Construction of an expanded runway must ensure the permafrost beneath is protected.
“The design calls for layers, or lifts, of granular material to be directly placed on top of the frozen ground. The layer then acts as a buffer, keeping the ground under the construction permanently frozen,” Nokleby, an engineer before becoming an MLA, told colleagues.
“This eliminates drainage issues and the ground heave that normally occurs with the freeze-thaw cycle of the active layer and provides a stable, frozen platform on which to execute new construction.
“If material is not placed this winter, under frozen conditions, the project will be delayed a year.”
Nokleby said the approach to the runway project – seen as an important commitment to Canada’s Arctic sovereignty, as a longer, 9,000-ft runway expands the range of military aircraft that can use Inuvik as a base – had been “backwards.”
“Rather than starting with a functioning design and developing a subsequent realistic budget, the GNWT has instead taken the $150 million offered by the federal government and is now trying to force the design to meet the budget,” she said.
“I’ve often spoken about the need for 100-percent federal dollars and that the Department of National Defence investment in infrastructure is a way for us to achieve this. Now I worry that, given how this project is shaping up, the federal eye will wander to the east and west of us and, yet again, the NWT will be the losing territory while the other two benefit.”
No more money
The first phase of the project must be carried out in colder temperatures. Semmler said the cost of that “time-sensitive” work was estimated at $8 million.
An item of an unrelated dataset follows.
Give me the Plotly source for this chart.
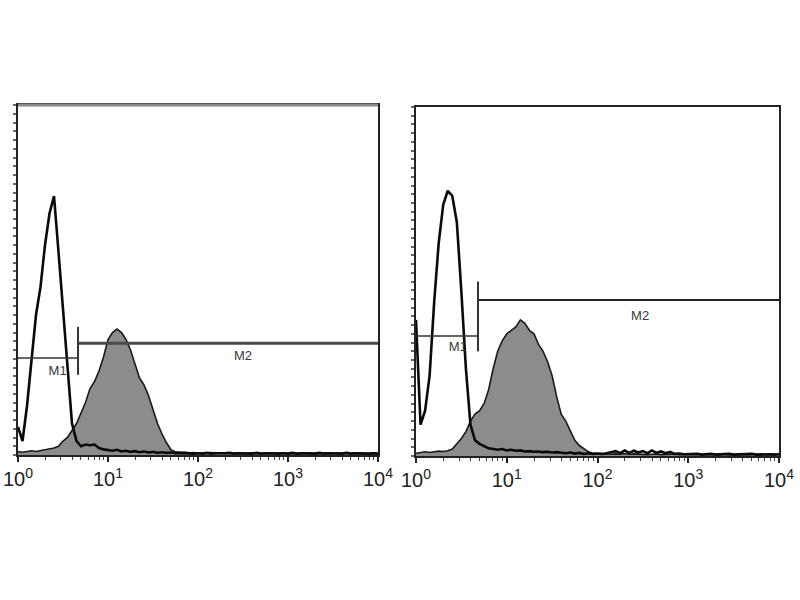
import plotly.graph_objects as go

# ---- data (histogram heights as fraction of full y scale, bins every 0.05 decade) ----
BIN_STEP = 0.05

left_isotype = [
    0.08, 0.04, 0.14, 0.27, 0.40, 0.48, 0.60, 0.69, 0.74, 0.58,
    0.42, 0.27, 0.09, 0.04, 0.025, 0.03, 0.028, 0.03, 0.02, 0.016,
    0.014, 0.012, 0.015, 0.010, 0.012, 0.009, 0.011, 0.008, 0.010, 0.007,
    0.009, 0.006, 0.008, 0.006, 0.007, 0.005, 0.006, 0.005, 0.006, 0.004,
    0.005, 0.004, 0.006, 0.004, 0.005, 0.004, 0.005, 0.006, 0.004, 0.005,
    0.004, 0.005, 0.004, 0.006, 0.004, 0.005, 0.004, 0.005, 0.004, 0.005,
    0.004, 0.006, 0.004, 0.005, 0.004, 0.005, 0.004, 0.006, 0.004, 0.005,
    0.004, 0.005, 0.004, 0.006, 0.004, 0.005, 0.004, 0.005, 0.004, 0.005,
    0.004,
]
left_stained = [
    0.010, 0.008, 0.010, 0.012, 0.010, 0.012, 0.014, 0.016, 0.020, 0.025,
    0.040, 0.050, 0.070, 0.090, 0.120, 0.150, 0.190, 0.210, 0.240, 0.280,
    0.330, 0.350, 0.360, 0.350, 0.330, 0.300, 0.260, 0.220, 0.200, 0.170,
    0.130, 0.090, 0.060, 0.035, 0.015, 0.009, 0.007, 0.008, 0.006, 0.007,
    0.005, 0.006, 0.005, 0.007, 0.005, 0.006, 0.005, 0.006, 0.004, 0.006,
    0.005, 0.004, 0.006, 0.005, 0.004, 0.006, 0.005, 0.004, 0.005, 0.006,
    0.004, 0.005, 0.004, 0.006, 0.005, 0.004, 0.005, 0.004, 0.006, 0.004,
    0.005, 0.004, 0.005, 0.006, 0.004, 0.005, 0.004, 0.005, 0.004, 0.005,
    0.004,
]
right_isotype = [
    0.39, 0.09, 0.13, 0.23, 0.44, 0.61, 0.72, 0.76, 0.745, 0.67,
    0.47, 0.25, 0.09, 0.045, 0.035, 0.028, 0.022, 0.020, 0.018, 0.020,
    0.016, 0.018, 0.015, 0.016, 0.013, 0.014, 0.012, 0.013, 0.011, 0.012,
    0.010, 0.011, 0.009, 0.008, 0.010, 0.007, 0.009, 0.006, 0.008, 0.006,
    0.007, 0.006, 0.008, 0.010, 0.014, 0.008, 0.016, 0.009, 0.015, 0.010,
    0.014, 0.008, 0.016, 0.009, 0.013, 0.008, 0.012, 0.006, 0.007, 0.005,
    0.006, 0.005, 0.006, 0.004, 0.005, 0.006, 0.004, 0.005, 0.004, 0.006,
    0.004, 0.005, 0.004, 0.005, 0.006, 0.004, 0.005, 0.004, 0.005, 0.004,
    0.005,
]
right_stained = [
    0.008, 0.010, 0.012, 0.010, 0.012, 0.014, 0.013, 0.015, 0.020, 0.035,
    0.050, 0.070, 0.100, 0.120, 0.130, 0.150, 0.190, 0.250, 0.300, 0.330,
    0.350, 0.360, 0.370, 0.390, 0.380, 0.360, 0.350, 0.320, 0.300, 0.270,
    0.230, 0.170, 0.120, 0.100, 0.070, 0.045, 0.030, 0.022, 0.012, 0.008,
    0.007, 0.006, 0.007, 0.005, 0.006, 0.005, 0.007, 0.005, 0.006, 0.005,
    0.006, 0.004, 0.005, 0.006, 0.004, 0.005, 0.004, 0.006, 0.004, 0.005,
    0.004, 0.005, 0.006, 0.004, 0.005, 0.004, 0.005, 0.004, 0.006, 0.004,
    0.005, 0.004, 0.005, 0.004, 0.006, 0.004, 0.005, 0.004, 0.005, 0.004,
    0.005,
]

# marker gates (in decades) and their heights (fraction of y scale)
left_m1 = {"x0": 0.0, "x1": 0.667, "y": 0.277}
left_m2 = {"x0": 0.667, "x1": 4.0, "y": 0.319}
left_bar = {"x": 0.667, "y0": 0.229, "y1": 0.366}
right_m1 = {"x0": 0.0, "x1": 0.683, "y": 0.344}
right_m2 = {"x0": 0.683, "x1": 4.0, "y": 0.447}
right_bar = {"x": 0.683, "y0": 0.30, "y1": 0.50}
left_labels = {"M1": (0.44, 0.237), "M2": (2.5, 0.28)}
right_labels = {"M1": (0.46, 0.31), "M2": (2.47, 0.40)}

tick_vals = [1, 10, 100, 1000, 10000]
tick_text = ["10<sup>0</sup>", "10<sup>1</sup>", "10<sup>2</sup>", "10<sup>3</sup>", "10<sup>4</sup>"]
minor_vals = [m * d for d in (1, 10, 100, 1000) for m in range(2, 10)]


def grid(vals):
    return [10 ** (i * BIN_STEP) for i in range(len(vals))]


fig = go.Figure()

panels = [
    ("x", "y", left_isotype, left_stained, left_m1, left_m2, left_bar, left_labels, "#4a4a4a", 3),
    ("x2", "y2", right_isotype, right_stained, right_m1, right_m2, right_bar, right_labels, "#222222", 2),
]

for xa, ya, iso, stn, m1, m2, bar, labels, gate_col, gate_w in panels:
    fig.add_trace(go.Scatter(
        x=grid(stn), y=stn, xaxis=xa, yaxis=ya, mode="lines",
        fill="tozeroy", fillcolor="#8c8c8c",
        line=dict(color="#1a1a1a", width=1.6), showlegend=False, hoverinfo="skip"))
    fig.add_trace(go.Scatter(
        x=grid(iso), y=iso, xaxis=xa, yaxis=ya, mode="lines",
        line=dict(color="#0a0a0a", width=2.6), showlegend=False, hoverinfo="skip"))
    # gates
    fig.add_trace(go.Scatter(
        x=[10 ** m1["x0"], 10 ** m1["x1"]], y=[m1["y"], m1["y"]], xaxis=xa, yaxis=ya,
        mode="lines", line=dict(color="#333333", width=1.6), showlegend=False, hoverinfo="skip"))
    fig.add_trace(go.Scatter(
        x=[10 ** m2["x0"], 10 ** m2["x1"]], y=[m2["y"], m2["y"]], xaxis=xa, yaxis=ya,
        mode="lines", line=dict(color=gate_col, width=gate_w), showlegend=False, hoverinfo="skip"))
    fig.add_trace(go.Scatter(
        x=[10 ** bar["x"], 10 ** bar["x"]], y=[bar["y0"], bar["y1"]], xaxis=xa, yaxis=ya,
        mode="lines", line=dict(color="#333333", width=2), showlegend=False, hoverinfo="skip"))
    fig.add_trace(go.Scatter(
        x=[10 ** v[0] for v in labels.values()], y=[v[1] for v in labels.values()],
        text=list(labels.keys()), xaxis=xa, yaxis=ya, mode="text",
        textfont=dict(family="Liberation Sans", size=13, color="#3a3a3a"),
        showlegend=False, hoverinfo="skip"))

xcommon = dict(
    type="log", range=[0, 4], tickmode="array", tickvals=tick_vals, ticktext=tick_text,
    ticks="outside", ticklen=5, tickwidth=1.5, tickcolor="#222",
    showline=True, linecolor="#222", linewidth=2, mirror=True,
    showgrid=False, zeroline=False, automargin=False,
    tickfont=dict(family="Liberation Sans", size=20, color="#222"),
    minor=dict(tickmode="array", tickvals=minor_vals, ticks="outside", ticklen=3,
               tickwidth=1.2, tickcolor="#444", showgrid=False),
)
ycommon = dict(
    range=[0, 1], dtick=0.025, ticks="outside", ticklen=3, tickwidth=1.5, tickcolor="#666",
    showticklabels=False, showline=True, linecolor="#222", linewidth=2, mirror=True,
    showgrid=False, zeroline=False, automargin=False,
)

fig.update_layout(
    width=800, height=600, margin=dict(l=0, r=0, t=0, b=0, autoexpand=False),
    paper_bgcolor="white", plot_bgcolor="white",
    xaxis=dict(domain=[18 / 800, 378 / 800], anchor="y", **xcommon),
    yaxis=dict(domain=[1 - 455 / 600, 1 - 105 / 600], anchor="x", **ycommon),
    xaxis2=dict(domain=[416 / 800, 779 / 800], anchor="y2", **xcommon),
    yaxis2=dict(domain=[1 - 456 / 600, 1 - 107 / 600], anchor="x2", **ycommon),
    shapes=[dict(type="line", xref="x domain", yref="y domain", x0=0, x1=1, y0=1, y1=1,
                 line=dict(color="#8a8a8a", width=3))],
)

fig.write_html("out.html", config={"displayModeBar": False},
               post_script="document.body.style.margin='0';")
“This money needs to be allocated now so the project can continue,” Semmler told NWT infrastructure minister Diane Archie.
“The over-budget costing of the project is not, from what I understand, due to the contractors but due to the specs that have been designed and given to the contractors, which was done after money was announced by the federal government. These specs were designed by the GNWT and are what is driving up the costs.”
Semmler said releasing the initial $8-million sum would put local contractors to work, “providing security and desperately needed jobs to the Inuvik and surrounding communities.”
Archie, who also represents Inuvik as MLA for the town’s Boot Lake district, stressed that she, too, wanted the project to get going.
“It is a benefit to the community that I represent,” Archie told Semmler.
“I also said that the project needs to be done right, on time and on budget. Rushing major work without appropriate site preparation, or plans, or due diligence being applied is a recipe for disaster.
“I also want to make it clear that the GNWT does not have the funding to pay for any cost overruns. So we need to make sure that we do this right, first time.”
‘People counting on this’
Archie rejected Nokleby’s suggestion that there had been breakdowns in the scheduling of meetings regarding the runway and in ensuring the right people were present to develop solutions.
“We’ve been meeting. There have been discussions happening at different phases since February, since before then,” the minister said.
Nokleby countered: “I guess I’m still confused at all of the delays and discussion around what essentially is putting down dirt onto the ground – something that we do very well as a territory, something the contractor does very well and has done for several years in that area.
“Can the minister please commit to whether or not she is going to have that lift done this year, so we are not delayed by one year? It doesn’t matter that there are five years on this project. It is a stage. There are phases that need to be completed for anything else to run. People are counting on this money and the minister is not holding her department to task.”
Archie replied: “Until I know what this means, I’m not going to commit to doing this. We still have work to do.”